The Revolutionary Council also proved unable to rein in kidnapping and criminality that had become widespread in liberated territories throughout Syria. Pro-Local Council FSA groups in turn took it upon themselves to preserve law and order and establish their own courts and police organizations that undermined those set up by the MRC.
Ironically, many of these groups were also the city’s most egregious perpetrators of criminality, in particular the Faruq Brigades, one of the LC’s most powerful supporters who mostly recruited fighters from the Hosh tribal confederation, and Liwa Jund al-Haramayn (LJH), which contained large cross sections of fighters from the Hosh and Albu Bana tribes. The Faruq Brigades and to a lesser extent LJH became the military weight behind the LC, allowing it to act as a counterbalance to the MRC.
By April 2013, a cold war had grown between the Hadhrani-dominated MRC and the tribal-backed Local Council, leaving a divided city, ripe for exploitation under the right circumstances.
Here Comes ISIS
The forerunner to ISIS would first enter Manbij on 05 April 2013 to reinforce Ahrar al-Sham in its campaign to arrest the “Prince” a Faruq Brigade commander who was a notorious kidnapper. Allegedly, the Revolutionary Council had asked AHS to carry out the campaign in order eliminate its LC rivals, while Ahrar al-Sham—whose fighters mostly came from outside Manbij—viewed the campaign as a pretext to strengthen its presence in new areas.

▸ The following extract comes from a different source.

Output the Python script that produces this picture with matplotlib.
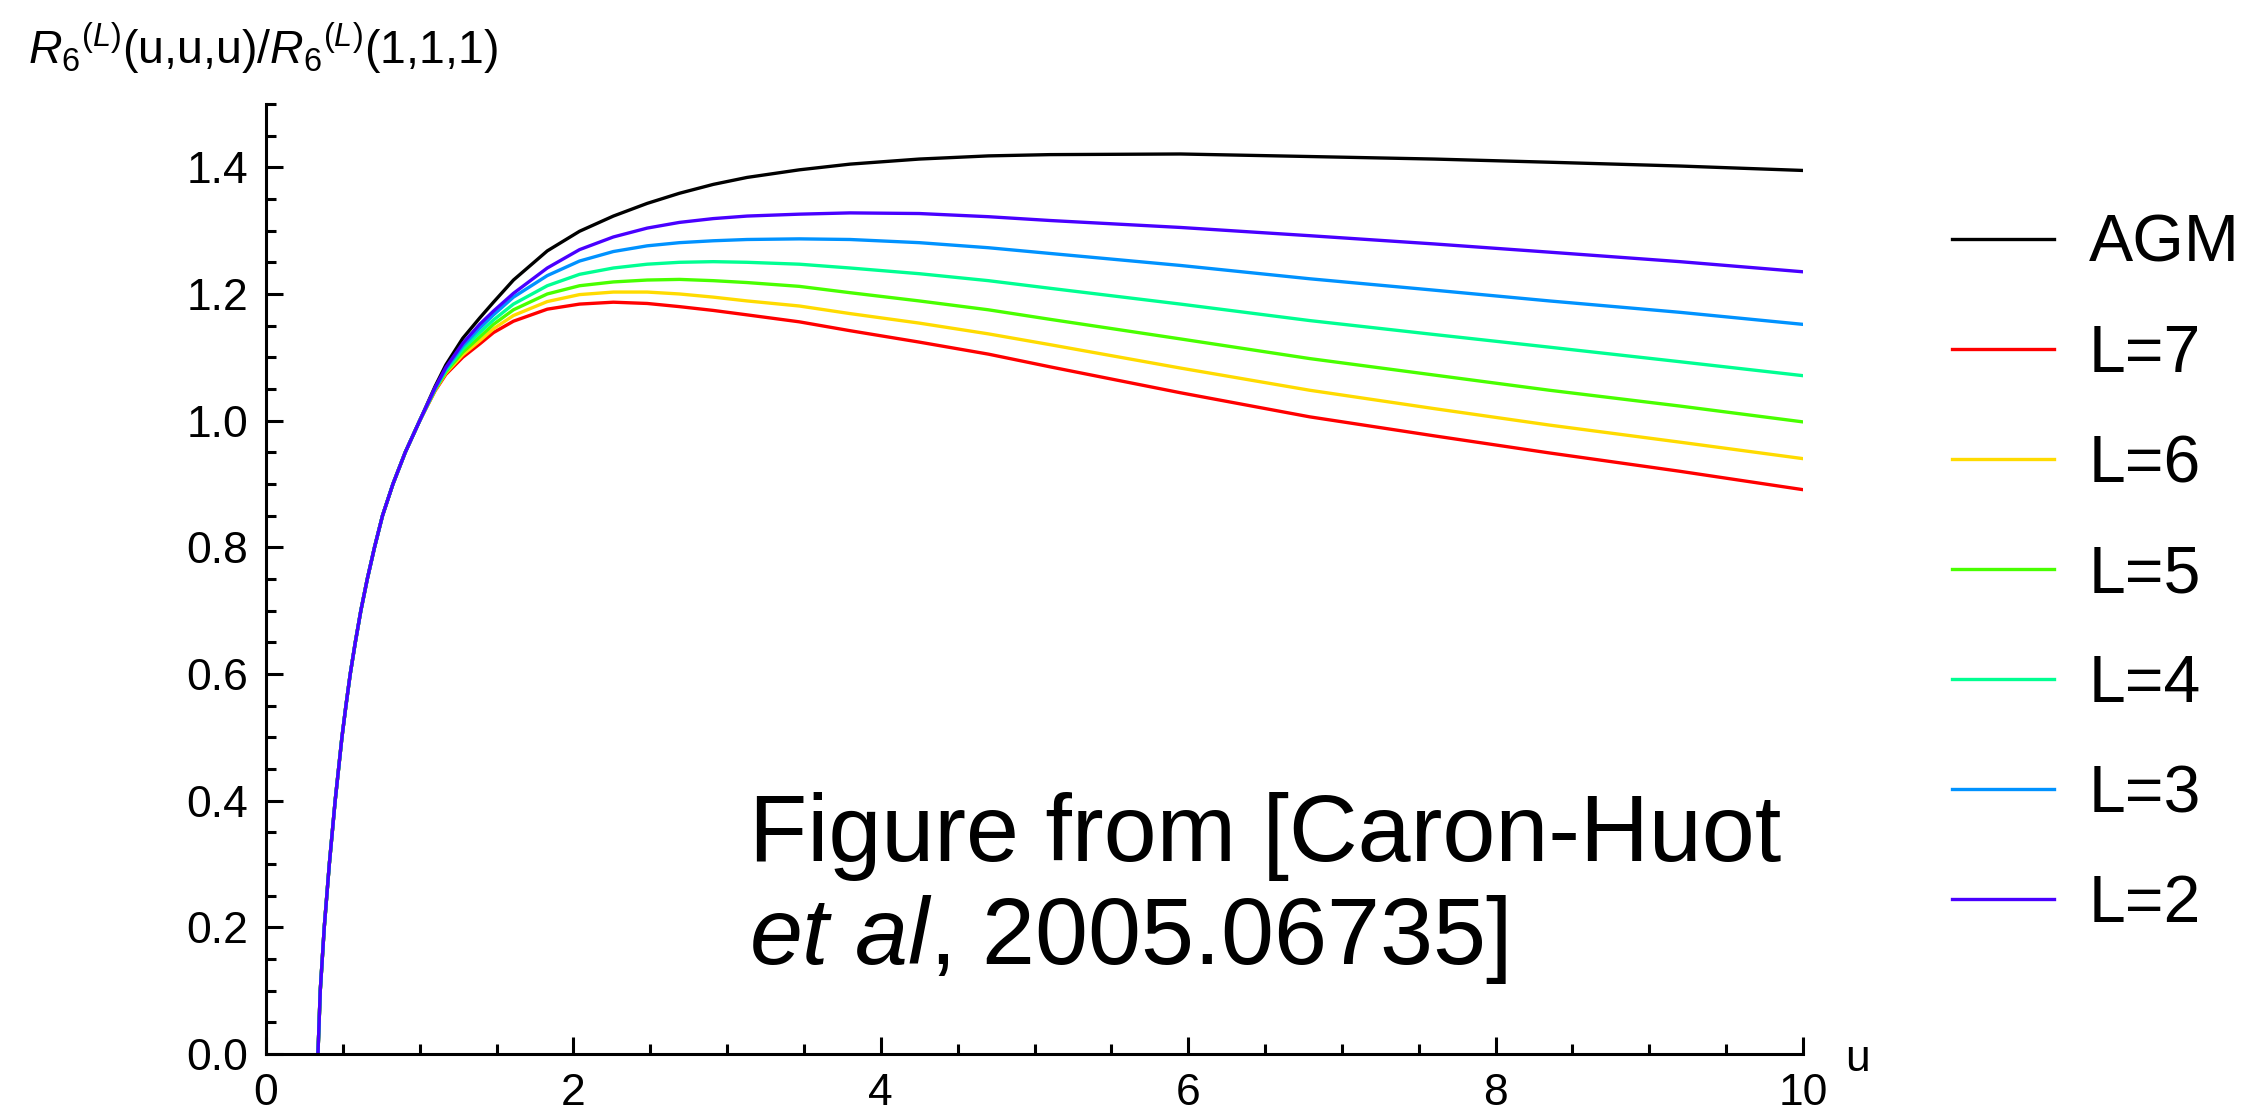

Before long, Ahrar al-Sham managed to arrest the Prince, landing a major victory for the MRC. Just days later, however, ISIS publically announced its existence in Syria, and members of its new chapter in Manbij began to cultivate close relationships with pro-LC figureheads. Soon, key Faruq Brigade supporters and other tribal figures threw their weight behind ISIS, who effectively replaced the Farouq Brigade as the most prominent backer of the anti-MRC camp. Months later, the Prince himself would escape from prison and strike up an alliance with ISIS as protection against the MRC and Ahrar al-Sham.
ISIS began to set up its own court system, with a penchant for extreme violence that made it an effective and feared force in the city. The group began to employ LC activists to renew calls for the MRC to relinquish control of local grain silos, bread furnaces, and other key facilities. One by one, with some popular support, ISIS began to assert direct control over them.
When MRC-ISIS tensions came to a head in January 2014, the Islamic State was able to convince numerous FSA groups — including the Prince’s Faruq Brigades — to adopt an official stance of neutrality, sidelining a key section of the city’s armed factions. Yet following its takeover, ISIS would go on to arrest and detain many of those same pro-LC forces. The Hadhrani-tribal split had been one of the defining features of revolutionary Manbij, but in the end, both sides would lose everything.